It’s blood orange season and they seem to be in every supermarket here in LA and hopefully it’s the same wherever you are. These tangy, purple fleshed citrus treats and their bright-red juice have long been associated with Blood and Sand but that’s about it for classic cocktails. I’ve messed around with sanguinary citrus a few times – including another sour variation near the start of this whole pandemic business. Time for another go.

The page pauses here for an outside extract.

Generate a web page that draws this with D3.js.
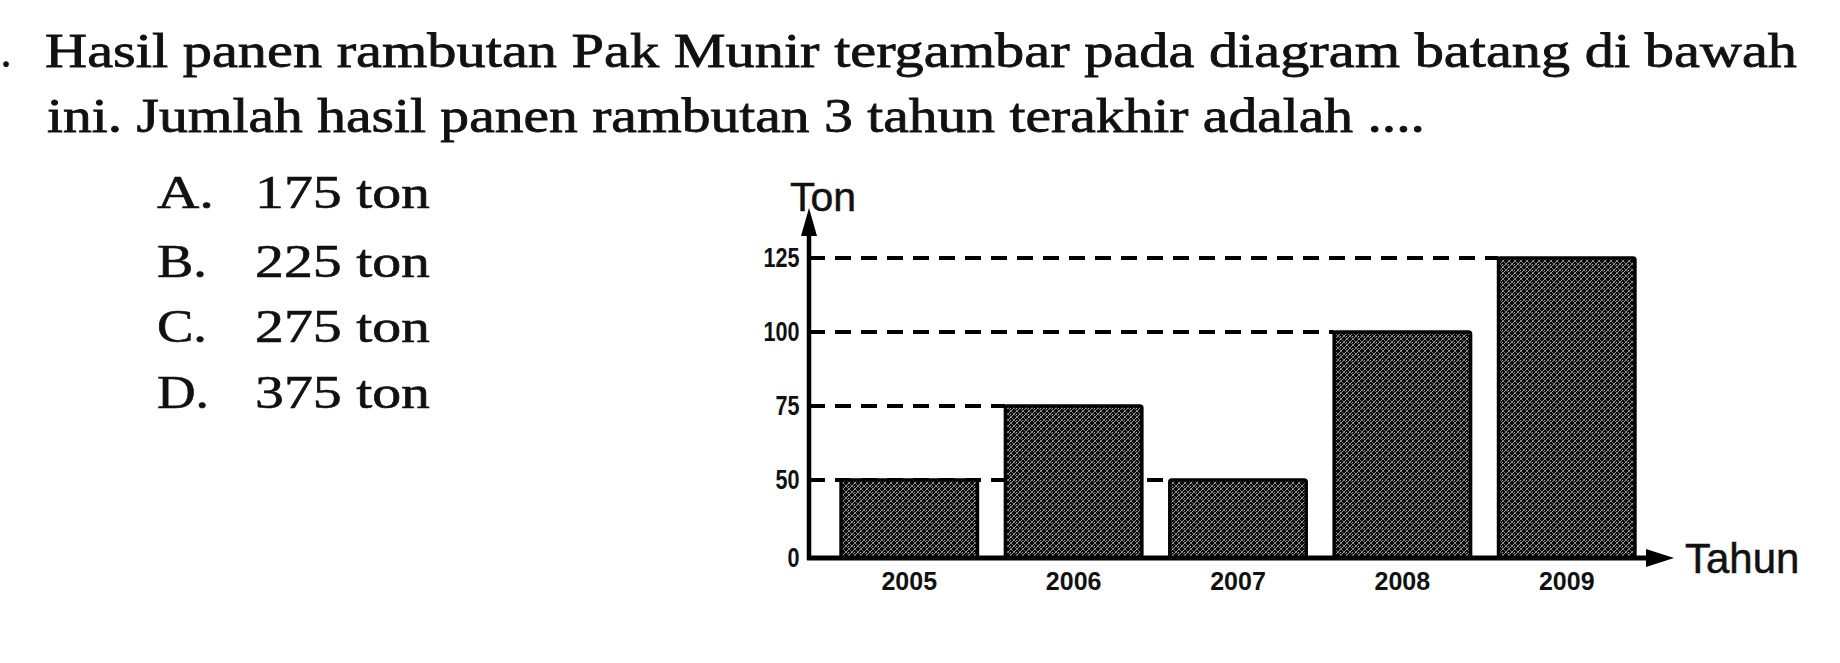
<!DOCTYPE html>
<html>
<head>
<meta charset="utf-8">
<script src="https://cdn.jsdelivr.net/npm/d3@7/dist/d3.min.js"></script>
<style>
  html, body { margin: 0; padding: 0; background: #fff; }
  svg { display: block; }
</style>
</head>
<body>
<svg id="chart" width="1840" height="663"></svg>
<script>
// ---- data ----
const years = ["2005", "2006", "2007", "2008", "2009"];
const harvest = [50, 75, 50, 100, 125];
const yTicks = [0, 50, 75, 100, 125];
const yAxisTitle = "Ton";
const xAxisTitle = "Tahun";
const questionLines = [
  "Hasil panen rambutan Pak Munir tergambar pada diagram batang di bawah",
  "ini. Jumlah hasil panen rambutan 3 tahun terakhir adalah ...."
];
const optionLetters = ["A.", "B.", "C.", "D."];
const optionTexts = ["175 ton", "225 ton", "275 ton", "375 ton"];

// ---- layout ----
const svg = d3.select("#chart");
svg.append("rect").attr("width", 1840).attr("height", 663).attr("fill", "#fff");

const axisX = 809, axisY = 558;
const serif = "Liberation Serif, Times New Roman, serif";
const sans = "Liberation Sans, Arial, sans-serif";

// pattern for the textured bars
const defs = svg.append("defs");
const pat = defs.append("pattern").attr("id", "tex")
  .attr("width", 6).attr("height", 6).attr("patternUnits", "userSpaceOnUse");
pat.append("rect").attr("width", 6).attr("height", 6).attr("fill", "#0a0a0a");
pat.append("path").attr("d", "M-1,7 L7,-1").attr("stroke", "#fff")
  .attr("stroke-width", 1).attr("opacity", 0.6);
pat.append("path").attr("d", "M-1,-1 L7,7").attr("stroke", "#fff")
  .attr("stroke-width", 0.9).attr("opacity", 0.45);
pat.append("rect").attr("x", 2).attr("y", 0).attr("width", 1).attr("height", 1)
  .attr("fill", "#fff").attr("opacity", 0.7);

// question text
const qPos = [{x: 45, y: 67, len: 1752}, {x: 47, y: 132, len: 1378}];
svg.append("text").attr("x", 0).attr("y", 67)
  .attr("font-family", serif).attr("font-size", 48).attr("fill", "#111").text(".");
questionLines.forEach((t, i) => {
  svg.append("text")
    .attr("x", qPos[i].x).attr("y", qPos[i].y)
    .attr("font-family", serif)
    .attr("font-size", 49).attr("fill", "#111")
    .attr("stroke", "#111").attr("stroke-width", 0.8)
    .attr("textLength", qPos[i].len).attr("lengthAdjust", "spacingAndGlyphs")
    .text(t);
});

// options
const optBase = [208, 277, 342, 408];
const letterLen = [57, 50, 50, 52];
optionLetters.forEach((l, i) => {
  svg.append("text").attr("x", 157).attr("y", optBase[i])
    .attr("font-family", serif).attr("font-size", 46).attr("fill", "#111")
    .attr("stroke", "#111").attr("stroke-width", 0.6)
    .attr("textLength", letterLen[i]).attr("lengthAdjust", "spacingAndGlyphs")
    .text(l);
  svg.append("text").attr("x", 255).attr("y", optBase[i])
    .attr("font-family", serif).attr("font-size", 46).attr("fill", "#111")
    .attr("stroke", "#111").attr("stroke-width", 0.6)
    .attr("textLength", 175).attr("lengthAdjust", "spacingAndGlyphs")
    .text(optionTexts[i]);
});

// scales
const x = d3.scaleBand().domain(years)
  .range([axisX, 1667]).paddingInner(0.17).paddingOuter(0.195);
// broken axis: 0..50 occupies the same space as one 25-step
const y = d3.scaleLinear().domain([0, 50, 125]).range([axisY, 480, 258]);

const data = years.map((yr, i) => ({year: yr, value: harvest[i]}));

// dashed guide lines, each running to the last bar reaching that level
yTicks.filter(v => v > 0).forEach(v => {
  const hits = data.filter(d => d.value === v);
  const end = hits.length ? x(hits[hits.length - 1].year) : axisX;
  svg.append("line")
    .attr("x1", axisX).attr("x2", end)
    .attr("y1", y(v)).attr("y2", y(v))
    .attr("stroke", "#000").attr("stroke-width", 4)
    .attr("stroke-dasharray", "16 10");
});

// bars
svg.append("g").selectAll("rect").data(data).join("rect")
  .attr("x", d => x(d.year))
  .attr("y", d => y(d.value))
  .attr("width", x.bandwidth())
  .attr("height", d => axisY - y(d.value))
  .attr("rx", 2)
  .attr("fill", "url(#tex)")
  .attr("stroke", "#000").attr("stroke-width", 3.5);

// y axis labels
const gy = svg.append("g").attr("transform", `translate(${axisX},0)`)
  .call(d3.axisLeft(y).tickValues(yTicks).tickSize(0).tickPadding(12).tickFormat(d3.format("d")));
gy.select(".domain").remove();
gy.selectAll("text")
  .attr("font-family", sans)
  .attr("font-size", 27).attr("font-weight", "bold").attr("fill", "#111")
  .attr("transform", "scale(0.8,1)");

// x axis labels
const gx = svg.append("g").attr("transform", `translate(0,${axisY})`)
  .call(d3.axisBottom(x).tickSize(0).tickPadding(14));
gx.select(".domain").remove();
gx.selectAll("text")
  .attr("font-family", sans)
  .attr("font-size", 25).attr("font-weight", "bold").attr("fill", "#111");

// axis lines with arrows
svg.append("line").attr("x1", axisX).attr("x2", axisX)
  .attr("y1", axisY + 2).attr("y2", 232)
  .attr("stroke", "#000").attr("stroke-width", 4.5);
svg.append("path").attr("d", `M${axisX},208 L${axisX - 8},236 L${axisX + 8},236 Z`).attr("fill", "#000");

svg.append("line").attr("x1", axisX - 2).attr("x2", 1650)
  .attr("y1", axisY).attr("y2", axisY)
  .attr("stroke", "#000").attr("stroke-width", 5);
svg.append("path").attr("d", `M1674,${axisY} L1646,${axisY - 9} L1646,${axisY + 9} Z`).attr("fill", "#000");

// axis titles
svg.append("text").attr("x", 790).attr("y", 211)
  .attr("font-family", sans).attr("font-size", 41).attr("fill", "#111")
  .attr("stroke", "#111").attr("stroke-width", 0.5).text(yAxisTitle);
svg.append("text").attr("x", 1685).attr("y", 573)
  .attr("font-family", sans).attr("font-size", 42).attr("fill", "#111")
  .attr("stroke", "#111").attr("stroke-width", 0.5).text(xAxisTitle);
</script>
</body>
</html>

Blood Sage is credited to Ryan Magarian, a longtime restaurant/bar guy who is the co-founder of Aviation Gin with Ryan Reynolds. It’s therefore presumably designed to complement Aviation, but is it actually the best gin for a Blood Sage? The answer may not surprise you!
2 ounces gin
3/4 ounce fresh lime juice
2 blood orange wedges
3 sage leaves – 2 for muddling and 1 for a garnish
1/2 ounce simple syrup
1 egg white or 1 ounce packaged pasteurized egg white
Put two blood orange wedges – not too big or too small — in a cocktail shaker and muddle them with moderate gusto. Next, add two fresh sage leaves and very lightly muddle them – herbs can get cranky when you smash them too hard.
Next, add all of the liquid/viscous ingredients into the shaker. “Dry shake” it without ice vigorously to emulsify the egg white into a nice light froth with the gin and juice. Be careful to keep a good grip on the shaker because there are propulsive proteins in the egg white that may make it blow its top.
Finally, add ice, shake very vigorously again and strain into a chilled good-size cocktail glass. Add the third sage leaf as your garnish. Sip joyfully.
Like I said up top, Blood Sage is supposed to go well with Aviation Gin but I actually preferred it with some other brands. That’s not a knock. Aviation is good stuff but it’s relatively mellow. It’s also lower proof than many expressions though all of the gins I used were below 90 proof.
To my palate, Blood Sage is a fairly sweet drink – especially if you follow the Liquor.com recipe and its ¾ ounce of simple syrup. I found it too sweet and cut it down to ½ an ounce as I’ve seen with other recipes. At that point, it’s still sweet and, I’m guessing, user-friendly for cocktail newbies. You can also try using an equivalent amount of superfine sugar, which would be 2.5 teaspoons. I found it tasted very slightly sweeter that way, so you may want to experiment with just two teaspoons and save yourself eight calories.
On to the base spirit. In a juice-forward drink like this, I prefer a gin that’s strong enough to fight back. I liked Bombay Dry, which is sometimes described as a sort of blunt gin. It was even better with value-priced Gilbey’s Gin. It’s almost objectively a lower-quality product than Aviation or Bombay – it’s definitely lower priced – but I liked the way the borderline harsh, edgier flavors countered all that juicy silkiness.